--- Begin ---

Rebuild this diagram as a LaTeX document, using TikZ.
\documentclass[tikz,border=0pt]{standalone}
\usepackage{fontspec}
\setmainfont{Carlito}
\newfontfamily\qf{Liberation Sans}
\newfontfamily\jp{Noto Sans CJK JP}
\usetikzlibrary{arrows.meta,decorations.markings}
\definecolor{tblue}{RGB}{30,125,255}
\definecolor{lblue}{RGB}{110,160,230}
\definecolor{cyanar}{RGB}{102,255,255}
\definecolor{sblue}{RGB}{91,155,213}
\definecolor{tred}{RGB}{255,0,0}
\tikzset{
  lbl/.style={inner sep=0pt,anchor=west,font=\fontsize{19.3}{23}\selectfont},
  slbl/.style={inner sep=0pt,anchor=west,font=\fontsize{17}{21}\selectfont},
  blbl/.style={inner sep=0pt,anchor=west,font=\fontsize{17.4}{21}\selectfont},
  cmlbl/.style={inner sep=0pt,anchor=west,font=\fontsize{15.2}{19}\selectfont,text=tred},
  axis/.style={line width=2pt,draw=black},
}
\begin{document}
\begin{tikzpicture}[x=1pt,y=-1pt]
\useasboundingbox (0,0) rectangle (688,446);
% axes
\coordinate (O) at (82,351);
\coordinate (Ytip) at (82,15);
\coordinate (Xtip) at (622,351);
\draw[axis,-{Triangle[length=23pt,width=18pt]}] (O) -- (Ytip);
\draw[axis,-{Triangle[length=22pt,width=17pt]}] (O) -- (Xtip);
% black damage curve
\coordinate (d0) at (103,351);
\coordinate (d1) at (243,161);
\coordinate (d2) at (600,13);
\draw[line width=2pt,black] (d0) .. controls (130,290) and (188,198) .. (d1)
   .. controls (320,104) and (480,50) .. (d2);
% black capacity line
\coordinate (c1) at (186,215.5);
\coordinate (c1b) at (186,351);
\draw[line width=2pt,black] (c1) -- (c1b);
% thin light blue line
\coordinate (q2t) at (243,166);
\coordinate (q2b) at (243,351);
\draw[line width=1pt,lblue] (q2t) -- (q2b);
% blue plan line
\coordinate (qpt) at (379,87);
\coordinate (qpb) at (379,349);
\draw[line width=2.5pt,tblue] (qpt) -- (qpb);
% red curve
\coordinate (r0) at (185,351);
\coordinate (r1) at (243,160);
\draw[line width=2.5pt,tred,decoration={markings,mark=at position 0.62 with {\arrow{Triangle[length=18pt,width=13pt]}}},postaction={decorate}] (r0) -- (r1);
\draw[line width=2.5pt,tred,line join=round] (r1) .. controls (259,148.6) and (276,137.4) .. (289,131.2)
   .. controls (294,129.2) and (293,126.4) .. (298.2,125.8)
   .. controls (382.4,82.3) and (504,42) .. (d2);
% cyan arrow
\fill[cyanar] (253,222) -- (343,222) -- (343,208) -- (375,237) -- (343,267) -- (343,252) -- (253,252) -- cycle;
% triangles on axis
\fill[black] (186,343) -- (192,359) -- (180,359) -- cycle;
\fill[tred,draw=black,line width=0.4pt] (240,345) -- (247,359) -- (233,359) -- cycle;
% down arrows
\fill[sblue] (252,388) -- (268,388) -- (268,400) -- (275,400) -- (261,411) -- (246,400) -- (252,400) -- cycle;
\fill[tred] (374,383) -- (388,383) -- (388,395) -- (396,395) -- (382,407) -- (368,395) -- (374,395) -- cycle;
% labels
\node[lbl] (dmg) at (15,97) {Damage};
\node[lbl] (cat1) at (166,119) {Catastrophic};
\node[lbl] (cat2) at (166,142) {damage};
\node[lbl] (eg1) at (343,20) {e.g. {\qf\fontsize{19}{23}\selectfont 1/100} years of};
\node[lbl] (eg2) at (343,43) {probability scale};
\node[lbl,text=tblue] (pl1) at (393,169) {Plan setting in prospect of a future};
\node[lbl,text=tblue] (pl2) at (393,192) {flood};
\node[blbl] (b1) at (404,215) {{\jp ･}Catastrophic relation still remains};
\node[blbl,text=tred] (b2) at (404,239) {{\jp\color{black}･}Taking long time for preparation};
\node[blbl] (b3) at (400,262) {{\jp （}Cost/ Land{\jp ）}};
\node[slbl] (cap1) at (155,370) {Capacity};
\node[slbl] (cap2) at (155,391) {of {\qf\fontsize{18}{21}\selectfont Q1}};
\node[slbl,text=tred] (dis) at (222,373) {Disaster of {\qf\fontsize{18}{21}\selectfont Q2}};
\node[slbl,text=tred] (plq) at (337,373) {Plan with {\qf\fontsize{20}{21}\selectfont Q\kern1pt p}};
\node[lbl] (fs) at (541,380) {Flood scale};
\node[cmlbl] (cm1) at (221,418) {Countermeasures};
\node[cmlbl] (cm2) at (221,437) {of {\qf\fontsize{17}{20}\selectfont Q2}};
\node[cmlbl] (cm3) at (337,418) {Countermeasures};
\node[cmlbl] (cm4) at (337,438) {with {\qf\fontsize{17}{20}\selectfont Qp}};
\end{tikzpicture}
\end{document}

--- End ---

What is required – Reproduce the full listing word for word.

Solution to the problem –
Rebuild this diagram as a LaTeX document, using TikZ.
\documentclass[tikz,border=0pt]{standalone}
\usepackage{fontspec}
\setmainfont{Carlito}
\newfontfamily\qf{Liberation Sans}
\newfontfamily\jp{Noto Sans CJK JP}
\usetikzlibrary{arrows.meta,decorations.markings}
\definecolor{tblue}{RGB}{30,125,255}
\definecolor{lblue}{RGB}{110,160,230}
\definecolor{cyanar}{RGB}{102,255,255}
\definecolor{sblue}{RGB}{91,155,213}
\definecolor{tred}{RGB}{255,0,0}
\tikzset{
  lbl/.style={inner sep=0pt,anchor=west,font=\fontsize{19.3}{23}\selectfont},
  slbl/.style={inner sep=0pt,anchor=west,font=\fontsize{17}{21}\selectfont},
  blbl/.style={inner sep=0pt,anchor=west,font=\fontsize{17.4}{21}\selectfont},
  cmlbl/.style={inner sep=0pt,anchor=west,font=\fontsize{15.2}{19}\selectfont,text=tred},
  axis/.style={line width=2pt,draw=black},
}
\begin{document}
\begin{tikzpicture}[x=1pt,y=-1pt]
\useasboundingbox (0,0) rectangle (688,446);
% axes
\coordinate (O) at (82,351);
\coordinate (Ytip) at (82,15);
\coordinate (Xtip) at (622,351);
\draw[axis,-{Triangle[length=23pt,width=18pt]}] (O) -- (Ytip);
\draw[axis,-{Triangle[length=22pt,width=17pt]}] (O) -- (Xtip);
% black damage curve
\coordinate (d0) at (103,351);
\coordinate (d1) at (243,161);
\coordinate (d2) at (600,13);
\draw[line width=2pt,black] (d0) .. controls (130,290) and (188,198) .. (d1)
   .. controls (320,104) and (480,50) .. (d2);
% black capacity line
\coordinate (c1) at (186,215.5);
\coordinate (c1b) at (186,351);
\draw[line width=2pt,black] (c1) -- (c1b);
% thin light blue line
\coordinate (q2t) at (243,166);
\coordinate (q2b) at (243,351);
\draw[line width=1pt,lblue] (q2t) -- (q2b);
% blue plan line
\coordinate (qpt) at (379,87);
\coordinate (qpb) at (379,349);
\draw[line width=2.5pt,tblue] (qpt) -- (qpb);
% red curve
\coordinate (r0) at (185,351);
\coordinate (r1) at (243,160);
\draw[line width=2.5pt,tred,decoration={markings,mark=at position 0.62 with {\arrow{Triangle[length=18pt,width=13pt]}}},postaction={decorate}] (r0) -- (r1);
\draw[line width=2.5pt,tred,line join=round] (r1) .. controls (259,148.6) and (276,137.4) .. (289,131.2)
   .. controls (294,129.2) and (293,126.4) .. (298.2,125.8)
   .. controls (382.4,82.3) and (504,42) .. (d2);
% cyan arrow
\fill[cyanar] (253,222) -- (343,222) -- (343,208) -- (375,237) -- (343,267) -- (343,252) -- (253,252) -- cycle;
% triangles on axis
\fill[black] (186,343) -- (192,359) -- (180,359) -- cycle;
\fill[tred,draw=black,line width=0.4pt] (240,345) -- (247,359) -- (233,359) -- cycle;
% down arrows
\fill[sblue] (252,388) -- (268,388) -- (268,400) -- (275,400) -- (261,411) -- (246,400) -- (252,400) -- cycle;
\fill[tred] (374,383) -- (388,383) -- (388,395) -- (396,395) -- (382,407) -- (368,395) -- (374,395) -- cycle;
% labels
\node[lbl] (dmg) at (15,97) {Damage};
\node[lbl] (cat1) at (166,119) {Catastrophic};
\node[lbl] (cat2) at (166,142) {damage};
\node[lbl] (eg1) at (343,20) {e.g. {\qf\fontsize{19}{23}\selectfont 1/100} years of};
\node[lbl] (eg2) at (343,43) {probability scale};
\node[lbl,text=tblue] (pl1) at (393,169) {Plan setting in prospect of a future};
\node[lbl,text=tblue] (pl2) at (393,192) {flood};
\node[blbl] (b1) at (404,215) {{\jp ･}Catastrophic relation still remains};
\node[blbl,text=tred] (b2) at (404,239) {{\jp\color{black}･}Taking long time for preparation};
\node[blbl] (b3) at (400,262) {{\jp （}Cost/ Land{\jp ）}};
\node[slbl] (cap1) at (155,370) {Capacity};
\node[slbl] (cap2) at (155,391) {of {\qf\fontsize{18}{21}\selectfont Q1}};
\node[slbl,text=tred] (dis) at (222,373) {Disaster of {\qf\fontsize{18}{21}\selectfont Q2}};
\node[slbl,text=tred] (plq) at (337,373) {Plan with {\qf\fontsize{20}{21}\selectfont Q\kern1pt p}};
\node[lbl] (fs) at (541,380) {Flood scale};
\node[cmlbl] (cm1) at (221,418) {Countermeasures};
\node[cmlbl] (cm2) at (221,437) {of {\qf\fontsize{17}{20}\selectfont Q2}};
\node[cmlbl] (cm3) at (337,418) {Countermeasures};
\node[cmlbl] (cm4) at (337,438) {with {\qf\fontsize{17}{20}\selectfont Qp}};
\end{tikzpicture}
\end{document}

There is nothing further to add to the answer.